I'm not sure what you're saying here. Nobody lost anything that stayed in the market. It fully recovered and then some. If you had continued to invest in the down market, you'd be doing fantastically today.
We're talking about different things I assume. My IRA(actually 2) is from old 401K's and I'm not currently contributing anything to either. So it goes up or down based on the performance of the investments. So when I decide the market is probably peaked and go cash, I'm trying to time the market. I fully realize I won't, it's impossible. But I'm also guessing that I will probably be able to decide when to get back in well enough to offset missing the turn.

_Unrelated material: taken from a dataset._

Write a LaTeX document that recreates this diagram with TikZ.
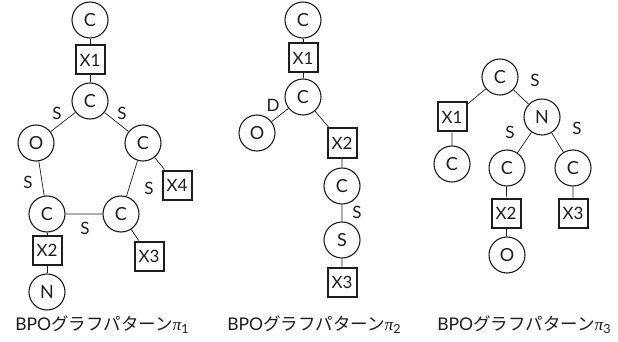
\documentclass[tikz,border=0pt]{standalone}
\usepackage{fontspec}
\setmainfont{Lato}
\newfontfamily\jpfont{Noto Sans CJK JP}
\newfontfamily\greekfont{Liberation Serif}
\definecolor{ink}{HTML}{1E1E1E}
% pattern index: italic pi with a lowered digit
\newcommand{\patidx}[1]{{\greekfont\itshape π}\raisebox{-0.35ex}{\fontsize{12.5}{12.5}\selectfont #1}}
\begin{document}
\begin{tikzpicture}[x=1pt,y=-1pt,color=ink,
  atom/.style={draw,circle,line width=1.1pt,minimum size=36pt,inner sep=0pt,font=\fontsize{18}{18}\selectfont},
  var/.style={draw,rectangle,line width=2pt,minimum width=29pt,minimum height=29pt,inner sep=0pt,font=\fontsize{17}{17}\selectfont},
  bond/.style={line width=0.7pt},
  lbl/.style={font=\fontsize{17}{17}\selectfont,inner sep=0pt},
  caption/.style={font=\fontsize{17.5}{17.5}\selectfont,inner sep=0pt}]
\useasboundingbox (0,0) rectangle (618,342);

% pattern 1
\node[atom] (a1) at (90,20) {C};
\node[var]  (a2) at (90,60) {X1};
\node[atom] (a3) at (90,101) {C};
\node[atom] (a4) at (36,143) {O};
\node[atom] (a5) at (143,143) {C};
\node[atom] (a6) at (47,214) {C};
\node[atom] (a7) at (121,214) {C};
\node[var]  (a8) at (177,185) {X4};
\node[var]  (a9) at (149,256) {X3};
\node[var]  (a10) at (47,250) {X2};
\node[atom] (a11) at (47,292) {N};
\draw[bond] (a1) -- (a2) -- (a3);
\draw[bond] (a3) -- (a4) -- (a6) -- (a7) -- (a5) -- (a3);
\draw[bond] (a5) -- (a8);
\draw[bond] (a7) -- (a9);
\draw[bond] (a6) -- (a10) -- (a11);
\node[lbl] (s1) at (57,113) {S};
\node[lbl] (s2) at (122,113) {S};
\node[lbl] (s3) at (28,182) {S};
\node[lbl] (s4) at (149,188) {S};
\node[lbl] (s5) at (85,228) {S};
\node[caption] (c1) at (102,325) {BPO{\jpfont グラフパターン}\patidx{1}};

% pattern 2
\node[atom] (b1) at (303,20) {C};
\node[var]  (b2) at (303,58) {X1};
\node[atom] (b3) at (303,97) {C};
\node[atom] (b4) at (257,133) {O};
\node[var]  (b5) at (342,143) {X2};
\node[atom] (b6) at (342,186) {C};
\node[atom] (b7) at (342,240) {S};
\node[var]  (b8) at (342,282) {X3};
\draw[bond] (b1) -- (b2) -- (b3);
\draw[bond] (b3) -- (b4);
\draw[bond] (b3) -- (b5) -- (b6) -- (b7) -- (b8);
\node[lbl] (d1) at (273,105) {D};
\node[lbl] (s6) at (357,212) {S};
\node[caption] (c2) at (314,325) {BPO{\jpfont グラフパターン}\patidx{2}};

% pattern 3
\node[atom] (e1) at (500,77) {C};
\node[var]  (e2) at (452,117) {X1};
\node[atom] (e3) at (452,164) {C};
\node[atom] (e4) at (542,117) {N};
\node[atom] (e5) at (507,168) {C};
\node[atom] (e6) at (573,168) {C};
\node[var]  (e7) at (506,213) {X2};
\node[var]  (e8) at (573,213) {X3};
\node[atom] (e9) at (507,255) {O};
\draw[bond] (e1) -- (e2) -- (e3);
\draw[bond] (e1) -- (e4);
\draw[bond] (e4) -- (e5) -- (e7) -- (e9);
\draw[bond] (e4) -- (e6) -- (e8);
\node[lbl] (s7) at (535,80) {S};
\node[lbl] (s8) at (510,132) {S};
\node[lbl] (s9) at (577,128) {S};
\node[caption] (c3) at (524,325) {BPO{\jpfont グラフパターン}\patidx{3}};
\end{tikzpicture}
\end{document}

With my Simple IRA at work, I'm still contributing so I don't move in and out.
For ages stay put was in fact the best advice but IMO that's no longer true. Since 99 we have had essentially 3 crashes, 99, the post 9/11 one, and then the Sub prime one.
During the sub prime one I went cash, many people I know didn't, most of them are ahead of what they were now but we're talking 250K, slide back to 170, now have 275K. They're ahead but would be much further ahead if they had gone cash at some point during the crash and then got back in later.
That's precisely what people who run funds do they get in and out of the market. as long as you realize you will never time the top or the bottom but you pay attention it's actually been fairly doable the last several years.
In a fairly stable market that is extremely hard to do, in a volatile market like we've been in the last decade or so, it's a lot easier to do.